High-value assets (HVAs) such as domain controllers, identity systems, and business-critical servers remain prime targets in modern attacks. Microsoft’s latest guidance shows how Microsoft Defender adds asset-aware protection so security teams can better detect risky activity on the systems that matter most.

What’s new in Microsoft Defender HVA protection

Microsoft explained how Defender strengthens protection for critical infrastructure by using context from Microsoft Security Exposure Management. Instead of treating all endpoints the same, Defender adjusts detection and prevention based on the role and sensitivity of each asset.

Key capabilities highlighted include:

  • Automatic HVA identification across on-premises, hybrid, and cloud environments
  • Asset classification and exposure graphing for devices, identities, cloud resources, and external attack surfaces
  • Role-aware anomaly detection that learns normal behavior for critical systems
  • Endpoint protections tuned for Tier-0 assets where small signals can indicate major compromise
  • Automatic attack disruption to contain active threats before they spread

Real-world attack scenario

Microsoft shared a real attack chain that started with an internet-facing server, moved laterally through the environment, and eventually reached a domain controller. The attacker used relay techniques and privileged access to attempt extraction of the NTDS.DIT Active Directory database with ntdsutil.exe.

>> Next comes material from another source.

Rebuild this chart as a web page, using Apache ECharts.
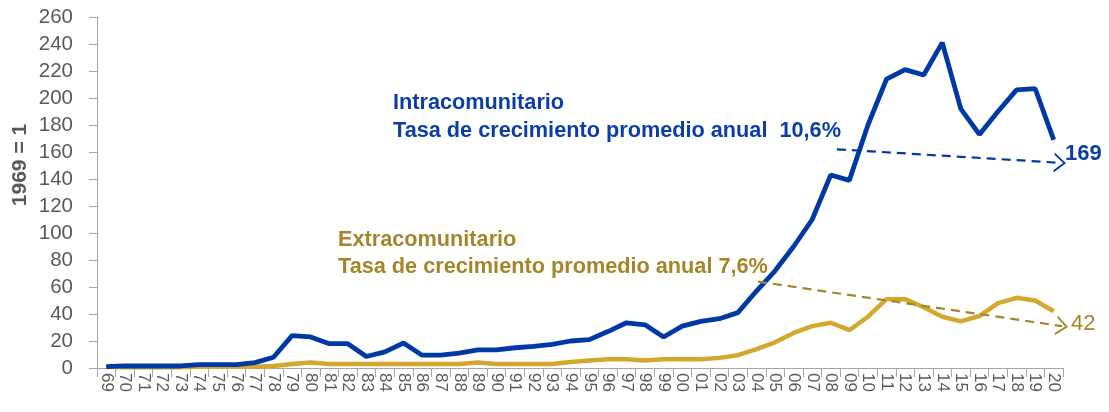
<!DOCTYPE html>
<html>
<head>
<meta charset="utf-8">
<script src="https://cdn.jsdelivr.net/npm/echarts@6/dist/echarts.min.js"></script>
<style>
  html, body { margin: 0; padding: 0; background: #fff; }
  #chart { width: 1109px; height: 412px; }
</style>
</head>
<body>
<div id="chart"></div>
<script>
// años 1969-2020
var years = ['69','70','71','72','73','74','75','76','77','78','79',
  '80','81','82','83','84','85','86','87','88','89',
  '90','91','92','93','94','95','96','97','98','99',
  '00','01','02','03','04','05','06','07','08','09',
  '10','11','12','13','14','15','16','17','18','19','20']

var intra = [1, 1.5, 1.5, 1.5, 1.5, 2.5, 2.5, 2.5, 4, 8, 24,
  23, 18, 18, 8.5, 12, 18.5, 9.5, 9.5, 11, 13.5,
  13.5, 15, 16, 17.5, 20, 21, 27, 33.5, 32, 23,
  31, 34.5, 36.5, 41, 57, 72, 90, 110, 143, 139,
  180, 214, 221, 217, 241, 192, 173, 190, 206, 207, 169]

var extra = [1, 0.5, 0.5, 0.5, 0.5, 1, 1, 1, 1, 1.5, 3,
  4, 3, 3, 3, 3, 3, 3, 3, 3, 4,
  3, 3, 3, 3, 4.5, 5.5, 6.5, 6.5, 5.5, 6.5,
  6.5, 6.5, 7.5, 9.5, 14, 19, 26, 31, 33.5, 28,
  38, 51, 51, 45, 38, 34.5, 38.5, 48, 52, 50, 42]

// flechas de tendencia (posición de categoría, valor)
var intraTrend = [[39.33, 162], [51.34, 152]]
var extraTrend = [[35.08, 64], [51.45, 31]]

var yTicks = { min: 0, max: 260, interval: 20 }

var BLUE = '#0039A6'
var BLUE_TXT = '#0B3EA6'
var GOLD = '#D4A82E'
var GOLD_TXT = '#A5852A'
var GREY = '#595959'

var chevron = 'path://M0,100 L50,0 L100,100 L88,100 L50,24 L12,100 Z'

var chart = echarts.init(document.getElementById('chart'))

function trendLine(pts, color) {
  return {
    silent: true,
    symbol: ['none', chevron],
    symbolSize: [20, 12],
    label: { show: false },
    lineStyle: { color: color, width: 2.2, type: [9, 6] },
    data: [[{ coord: pts[0] }, { coord: pts[1] }]]
  }
}

var options = {
  animation: false,
  grid: { left: 97, right: 46, top: 17, bottom: 44, outerBoundsMode: 'none', containLabel: false },
  xAxis: [
    {
      type: 'category',
      data: years,
      boundaryGap: true,
      axisLine: { lineStyle: { color: '#A6A6A6', width: 1 } },
      axisTick: { show: true, interval: 0, length: 9, lineStyle: { color: '#A6A6A6' } },
      axisLabel: {
        interval: 0,
        rotate: -90,
        margin: 5,
        color: GREY,
        fontFamily: 'Liberation Sans',
        fontSize: 17
      }
    },
    {
      type: 'value',
      min: -0.5,
      max: 51.5,
      show: false
    }
  ],
  yAxis: {
    type: 'value',
    min: yTicks.min,
    max: yTicks.max,
    interval: yTicks.interval,
    splitLine: { show: false },
    axisLine: { show: true, onZero: false, lineStyle: { color: '#A6A6A6', width: 1 } },
    axisTick: { show: true, length: 8, lineStyle: { color: '#A6A6A6' } },
    axisLabel: {
      margin: 24,
      color: GREY,
      fontFamily: 'Liberation Sans',
      fontSize: 20.5
    }
  },
  series: [
    {
      name: 'Extracomunitario',
      type: 'line',
      data: extra,
      symbol: 'none',
      lineStyle: { color: GOLD, width: 4.5 },
      z: 2
    },
    {
      name: 'Intracomunitario',
      type: 'line',
      data: intra,
      symbol: 'none',
      lineStyle: { color: BLUE, width: 4.8 },
      z: 3
    },
    {
      type: 'line',
      xAxisIndex: 1,
      data: [],
      markLine: trendLine(intraTrend, BLUE),
      z: 4
    },
    {
      type: 'line',
      xAxisIndex: 1,
      data: [],
      markLine: trendLine(extraTrend, '#A5852A'),
      z: 4
    }
  ],
  graphic: [
    {
      type: 'text', left: 393, top: 89,
      style: {
        text: 'Intracomunitario\nTasa de crecimiento promedio anual  10,6%',
        fill: BLUE_TXT, font: 'bold 21.7px "Liberation Sans"', lineHeight: 28
      }
    },
    {
      type: 'text', left: 338, top: 227,
      style: {
        text: 'Extracomunitario\nTasa de crecimiento promedio anual 7,6%',
        fill: GOLD_TXT, font: 'bold 21.7px "Liberation Sans"', lineHeight: 27
      }
    },
    {
      type: 'text', left: 1065, top: 143,
      style: {
        text: String(intra[intra.length - 1]),
        fill: BLUE_TXT, font: 'bold 22px "Liberation Sans"'
      }
    },
    {
      type: 'text', left: 1071, top: 313,
      style: {
        text: String(extra[extra.length - 1]),
        fill: GOLD_TXT, font: '22px "Liberation Sans"'
      }
    },
    {
      type: 'text', x: 20, y: 165, rotation: Math.PI / 2,
      style: {
        text: '1969 = 1',
        fill: GREY, font: 'bold 21px "Liberation Sans"',
        align: 'center', verticalAlign: 'middle'
      }
    }
  ]
}

chart.setOption(options)
</script>
</body>
</html>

On a standard server, some of the observed actions might appear administrative. But because Defender recognized the target as a domain controller, it treated the behavior as high risk. According to Microsoft, Defender blocked the command and triggered automated disruption, including disabling the compromised Domain Admin account.

Why this matters for IT and security teams

This update reinforces a practical security principle: not every asset should be protected the same way. Domain controllers, certificate authorities, Exchange, SharePoint, and identity infrastructure have far greater impact if compromised.

For administrators, the benefit is improved signal quality. Defender can prioritize alerts and prevention decisions using the business and security role of the asset, helping reduce false negatives on critical systems.

Security teams should review whether their most critical assets are properly identified and covered by Microsoft Defender and Security Exposure Management.

Recommended actions:

  • Validate that domain controllers and identity systems are tagged or recognized as critical assets
  • Review attack paths and exposure data for Tier-0 infrastructure
  • Investigate administrative tools and scripts that run on critical servers
  • Confirm that automated attack disruption features are enabled where supported
  • Reassess monitoring for internet-facing servers that could become initial access points

Organizations using Microsoft Defender should treat HVA-aware protection as a core part of their identity and infrastructure defense strategy, especially as attackers continue targeting the systems with the highest operational impact.